— Start —

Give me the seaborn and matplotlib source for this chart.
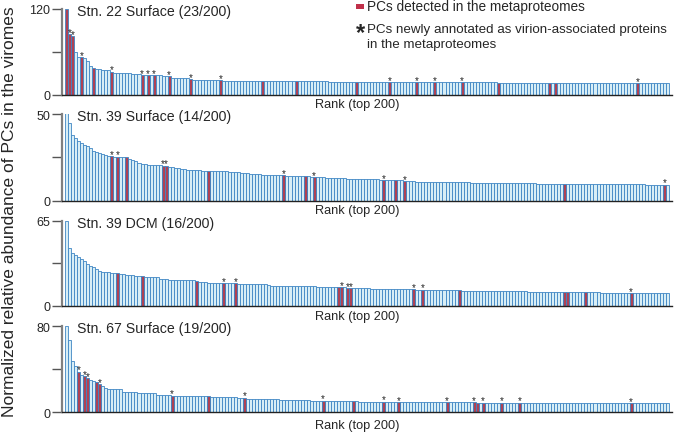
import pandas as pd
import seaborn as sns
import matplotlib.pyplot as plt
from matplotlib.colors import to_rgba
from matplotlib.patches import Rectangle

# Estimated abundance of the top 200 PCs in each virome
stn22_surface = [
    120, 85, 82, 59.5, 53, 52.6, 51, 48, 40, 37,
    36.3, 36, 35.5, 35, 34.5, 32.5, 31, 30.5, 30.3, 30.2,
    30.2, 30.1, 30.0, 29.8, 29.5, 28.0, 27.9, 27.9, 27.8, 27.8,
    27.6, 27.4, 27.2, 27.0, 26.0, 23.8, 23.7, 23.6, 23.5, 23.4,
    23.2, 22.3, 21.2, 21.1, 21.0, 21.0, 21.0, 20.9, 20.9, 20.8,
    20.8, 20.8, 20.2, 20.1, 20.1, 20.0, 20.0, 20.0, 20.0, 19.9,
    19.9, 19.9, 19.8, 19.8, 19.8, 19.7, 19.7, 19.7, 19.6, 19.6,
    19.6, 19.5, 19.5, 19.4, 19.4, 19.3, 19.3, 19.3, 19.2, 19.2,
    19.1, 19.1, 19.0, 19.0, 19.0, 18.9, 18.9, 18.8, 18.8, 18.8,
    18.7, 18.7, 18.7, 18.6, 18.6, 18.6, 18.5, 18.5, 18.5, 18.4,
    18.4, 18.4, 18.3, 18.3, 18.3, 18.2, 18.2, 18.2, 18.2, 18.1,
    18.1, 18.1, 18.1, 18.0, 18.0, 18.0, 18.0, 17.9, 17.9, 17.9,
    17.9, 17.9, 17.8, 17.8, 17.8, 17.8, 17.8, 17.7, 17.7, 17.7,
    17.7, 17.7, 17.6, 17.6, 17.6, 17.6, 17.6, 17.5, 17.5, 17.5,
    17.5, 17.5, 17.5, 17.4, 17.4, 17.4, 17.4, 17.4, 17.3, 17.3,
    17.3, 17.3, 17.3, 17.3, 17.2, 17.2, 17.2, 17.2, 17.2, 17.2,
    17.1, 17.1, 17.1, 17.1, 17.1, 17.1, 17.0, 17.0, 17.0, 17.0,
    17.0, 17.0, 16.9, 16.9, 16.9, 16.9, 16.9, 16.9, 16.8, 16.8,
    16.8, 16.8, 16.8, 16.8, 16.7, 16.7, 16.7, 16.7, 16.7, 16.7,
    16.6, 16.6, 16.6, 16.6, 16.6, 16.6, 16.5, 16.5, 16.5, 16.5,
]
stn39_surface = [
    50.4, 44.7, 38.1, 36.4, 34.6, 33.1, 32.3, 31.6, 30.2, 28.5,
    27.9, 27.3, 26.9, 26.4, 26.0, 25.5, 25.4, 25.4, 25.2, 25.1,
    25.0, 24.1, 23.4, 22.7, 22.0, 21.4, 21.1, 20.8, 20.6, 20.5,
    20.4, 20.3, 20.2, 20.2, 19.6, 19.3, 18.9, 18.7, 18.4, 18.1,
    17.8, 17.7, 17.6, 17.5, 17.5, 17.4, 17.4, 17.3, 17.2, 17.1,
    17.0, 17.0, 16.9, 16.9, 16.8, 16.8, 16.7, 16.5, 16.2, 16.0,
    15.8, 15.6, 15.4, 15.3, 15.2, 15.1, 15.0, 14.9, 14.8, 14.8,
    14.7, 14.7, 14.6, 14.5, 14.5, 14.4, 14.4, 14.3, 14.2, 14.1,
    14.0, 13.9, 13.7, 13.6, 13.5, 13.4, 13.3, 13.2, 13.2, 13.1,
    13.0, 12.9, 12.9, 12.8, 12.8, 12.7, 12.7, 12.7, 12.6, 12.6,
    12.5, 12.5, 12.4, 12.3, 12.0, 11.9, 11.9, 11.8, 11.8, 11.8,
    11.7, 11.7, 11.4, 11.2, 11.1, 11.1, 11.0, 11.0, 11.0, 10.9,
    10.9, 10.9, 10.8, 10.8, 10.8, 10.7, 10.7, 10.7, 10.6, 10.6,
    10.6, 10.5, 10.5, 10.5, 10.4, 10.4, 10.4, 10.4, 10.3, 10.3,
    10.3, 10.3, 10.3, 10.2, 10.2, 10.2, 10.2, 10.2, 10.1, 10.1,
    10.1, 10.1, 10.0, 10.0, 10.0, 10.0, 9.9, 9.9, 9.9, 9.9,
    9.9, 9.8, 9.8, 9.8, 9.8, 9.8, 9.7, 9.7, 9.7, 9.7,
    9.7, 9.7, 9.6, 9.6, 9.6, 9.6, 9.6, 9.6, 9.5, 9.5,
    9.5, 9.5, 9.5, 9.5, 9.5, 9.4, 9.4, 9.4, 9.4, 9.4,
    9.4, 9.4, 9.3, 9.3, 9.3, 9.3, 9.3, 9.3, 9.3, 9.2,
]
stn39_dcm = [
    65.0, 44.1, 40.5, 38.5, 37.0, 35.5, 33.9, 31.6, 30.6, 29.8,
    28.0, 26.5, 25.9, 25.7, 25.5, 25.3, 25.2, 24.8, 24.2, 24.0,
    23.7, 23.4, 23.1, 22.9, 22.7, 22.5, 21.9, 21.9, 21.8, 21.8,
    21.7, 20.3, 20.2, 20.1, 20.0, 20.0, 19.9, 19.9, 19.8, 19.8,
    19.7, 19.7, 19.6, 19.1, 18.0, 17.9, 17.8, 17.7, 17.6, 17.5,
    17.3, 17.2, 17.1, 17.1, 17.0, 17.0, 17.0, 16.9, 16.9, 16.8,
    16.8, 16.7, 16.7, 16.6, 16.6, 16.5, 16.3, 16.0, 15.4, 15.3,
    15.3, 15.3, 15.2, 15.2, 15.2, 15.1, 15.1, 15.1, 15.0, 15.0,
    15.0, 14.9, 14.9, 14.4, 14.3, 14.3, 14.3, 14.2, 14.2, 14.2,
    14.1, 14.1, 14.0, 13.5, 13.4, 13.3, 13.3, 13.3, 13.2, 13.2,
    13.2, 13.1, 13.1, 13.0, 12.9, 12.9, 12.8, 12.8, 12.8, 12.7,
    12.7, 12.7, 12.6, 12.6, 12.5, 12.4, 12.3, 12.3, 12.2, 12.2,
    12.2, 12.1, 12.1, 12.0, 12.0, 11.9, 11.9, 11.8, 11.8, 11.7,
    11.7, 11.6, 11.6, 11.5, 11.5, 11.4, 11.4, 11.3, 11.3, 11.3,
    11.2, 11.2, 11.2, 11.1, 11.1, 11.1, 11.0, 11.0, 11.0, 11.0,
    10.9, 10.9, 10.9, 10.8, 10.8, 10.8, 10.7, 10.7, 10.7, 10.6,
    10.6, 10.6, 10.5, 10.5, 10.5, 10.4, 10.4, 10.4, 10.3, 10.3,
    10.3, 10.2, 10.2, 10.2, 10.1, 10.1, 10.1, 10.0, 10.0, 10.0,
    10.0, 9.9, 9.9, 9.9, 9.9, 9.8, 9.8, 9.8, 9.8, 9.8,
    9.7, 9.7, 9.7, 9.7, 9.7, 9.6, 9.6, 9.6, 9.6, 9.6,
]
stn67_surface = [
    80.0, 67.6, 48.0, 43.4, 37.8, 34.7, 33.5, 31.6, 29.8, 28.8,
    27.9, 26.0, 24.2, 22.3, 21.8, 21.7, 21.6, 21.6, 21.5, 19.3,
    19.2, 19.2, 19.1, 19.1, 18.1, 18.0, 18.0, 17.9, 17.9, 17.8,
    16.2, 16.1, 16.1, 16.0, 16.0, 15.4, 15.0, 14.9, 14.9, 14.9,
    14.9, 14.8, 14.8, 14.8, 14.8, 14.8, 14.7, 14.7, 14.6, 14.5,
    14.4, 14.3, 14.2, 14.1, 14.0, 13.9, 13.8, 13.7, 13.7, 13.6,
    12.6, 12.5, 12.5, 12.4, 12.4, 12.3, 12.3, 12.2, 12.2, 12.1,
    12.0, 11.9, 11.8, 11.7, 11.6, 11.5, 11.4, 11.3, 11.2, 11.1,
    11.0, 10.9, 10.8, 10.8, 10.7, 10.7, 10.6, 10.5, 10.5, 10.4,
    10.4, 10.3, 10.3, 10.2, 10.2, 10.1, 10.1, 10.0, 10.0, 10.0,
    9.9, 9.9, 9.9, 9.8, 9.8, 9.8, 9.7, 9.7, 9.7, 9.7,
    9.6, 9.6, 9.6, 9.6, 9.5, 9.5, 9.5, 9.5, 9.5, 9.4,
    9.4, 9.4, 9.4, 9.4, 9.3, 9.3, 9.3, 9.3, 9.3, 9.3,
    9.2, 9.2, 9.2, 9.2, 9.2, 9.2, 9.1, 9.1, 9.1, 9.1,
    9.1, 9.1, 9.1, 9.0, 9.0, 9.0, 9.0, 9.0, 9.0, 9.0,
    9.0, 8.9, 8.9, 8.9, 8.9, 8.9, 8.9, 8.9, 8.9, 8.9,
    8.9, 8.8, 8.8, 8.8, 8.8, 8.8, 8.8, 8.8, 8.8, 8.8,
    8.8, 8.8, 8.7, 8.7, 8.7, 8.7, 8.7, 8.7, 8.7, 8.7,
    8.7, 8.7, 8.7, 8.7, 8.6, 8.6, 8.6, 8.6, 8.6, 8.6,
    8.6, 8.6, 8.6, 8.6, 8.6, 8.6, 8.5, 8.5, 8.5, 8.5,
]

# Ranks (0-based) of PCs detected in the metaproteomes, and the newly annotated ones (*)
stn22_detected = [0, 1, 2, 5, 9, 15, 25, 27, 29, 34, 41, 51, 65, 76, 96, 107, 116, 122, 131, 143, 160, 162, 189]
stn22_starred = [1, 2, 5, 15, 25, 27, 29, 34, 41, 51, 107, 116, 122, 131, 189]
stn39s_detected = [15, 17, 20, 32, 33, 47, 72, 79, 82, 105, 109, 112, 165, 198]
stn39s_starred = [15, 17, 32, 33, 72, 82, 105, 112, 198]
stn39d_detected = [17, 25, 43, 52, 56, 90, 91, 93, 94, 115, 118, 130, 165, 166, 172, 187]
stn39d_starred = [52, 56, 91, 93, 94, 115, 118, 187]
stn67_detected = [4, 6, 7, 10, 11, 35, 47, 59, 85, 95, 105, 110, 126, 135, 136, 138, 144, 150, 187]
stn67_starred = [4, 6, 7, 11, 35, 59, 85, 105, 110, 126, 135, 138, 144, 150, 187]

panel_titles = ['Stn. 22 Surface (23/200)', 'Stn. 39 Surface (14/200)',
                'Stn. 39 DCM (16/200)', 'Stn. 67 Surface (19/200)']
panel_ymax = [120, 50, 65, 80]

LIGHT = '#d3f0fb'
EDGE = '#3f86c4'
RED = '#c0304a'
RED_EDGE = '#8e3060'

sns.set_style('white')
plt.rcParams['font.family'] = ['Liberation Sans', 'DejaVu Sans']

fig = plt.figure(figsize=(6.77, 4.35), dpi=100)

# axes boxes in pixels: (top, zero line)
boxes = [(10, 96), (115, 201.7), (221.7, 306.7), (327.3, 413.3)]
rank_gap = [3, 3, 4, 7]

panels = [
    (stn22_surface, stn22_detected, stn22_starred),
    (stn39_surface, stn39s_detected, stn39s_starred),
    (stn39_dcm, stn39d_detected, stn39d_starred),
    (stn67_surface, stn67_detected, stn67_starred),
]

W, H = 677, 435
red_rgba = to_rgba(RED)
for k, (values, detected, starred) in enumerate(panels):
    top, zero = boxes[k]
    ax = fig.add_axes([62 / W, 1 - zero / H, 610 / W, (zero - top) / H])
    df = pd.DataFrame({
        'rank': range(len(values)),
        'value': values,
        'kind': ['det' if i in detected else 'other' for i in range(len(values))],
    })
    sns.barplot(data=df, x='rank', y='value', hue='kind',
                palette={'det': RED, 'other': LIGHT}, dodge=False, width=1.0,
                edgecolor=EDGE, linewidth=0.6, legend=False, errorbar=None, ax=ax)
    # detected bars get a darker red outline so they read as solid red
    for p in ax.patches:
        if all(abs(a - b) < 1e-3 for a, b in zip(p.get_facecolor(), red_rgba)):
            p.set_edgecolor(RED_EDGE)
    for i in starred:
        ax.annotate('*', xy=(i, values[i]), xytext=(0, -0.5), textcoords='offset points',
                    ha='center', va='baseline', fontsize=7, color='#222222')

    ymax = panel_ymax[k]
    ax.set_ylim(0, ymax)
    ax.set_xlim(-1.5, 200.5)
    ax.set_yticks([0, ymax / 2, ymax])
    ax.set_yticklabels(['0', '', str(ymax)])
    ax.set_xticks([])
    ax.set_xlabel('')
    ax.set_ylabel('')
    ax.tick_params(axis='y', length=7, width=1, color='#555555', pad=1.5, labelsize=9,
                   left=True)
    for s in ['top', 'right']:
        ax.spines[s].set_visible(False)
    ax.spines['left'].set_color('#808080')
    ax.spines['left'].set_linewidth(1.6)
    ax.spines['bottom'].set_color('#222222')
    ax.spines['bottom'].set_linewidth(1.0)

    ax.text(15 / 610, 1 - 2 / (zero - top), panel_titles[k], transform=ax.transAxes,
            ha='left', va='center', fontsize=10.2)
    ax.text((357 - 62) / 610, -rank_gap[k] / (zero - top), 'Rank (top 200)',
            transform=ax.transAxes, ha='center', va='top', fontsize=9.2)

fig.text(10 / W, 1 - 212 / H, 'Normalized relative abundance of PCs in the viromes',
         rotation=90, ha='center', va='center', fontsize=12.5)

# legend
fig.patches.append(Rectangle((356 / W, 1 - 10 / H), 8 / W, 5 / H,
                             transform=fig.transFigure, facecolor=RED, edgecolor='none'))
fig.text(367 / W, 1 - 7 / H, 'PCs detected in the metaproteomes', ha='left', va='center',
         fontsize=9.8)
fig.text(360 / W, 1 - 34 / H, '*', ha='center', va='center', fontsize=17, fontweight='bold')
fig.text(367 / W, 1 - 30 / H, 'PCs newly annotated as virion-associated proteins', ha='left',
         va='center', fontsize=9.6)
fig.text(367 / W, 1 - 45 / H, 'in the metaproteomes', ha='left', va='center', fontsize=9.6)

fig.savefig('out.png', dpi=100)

— End —

Given exercise: Select the lines that carry the string "matplotlib" and copy them.

Complete response:
Give me the seaborn and matplotlib source for this chart.
import matplotlib.pyplot as plt
from matplotlib.colors import to_rgba
from matplotlib.patches import Rectangle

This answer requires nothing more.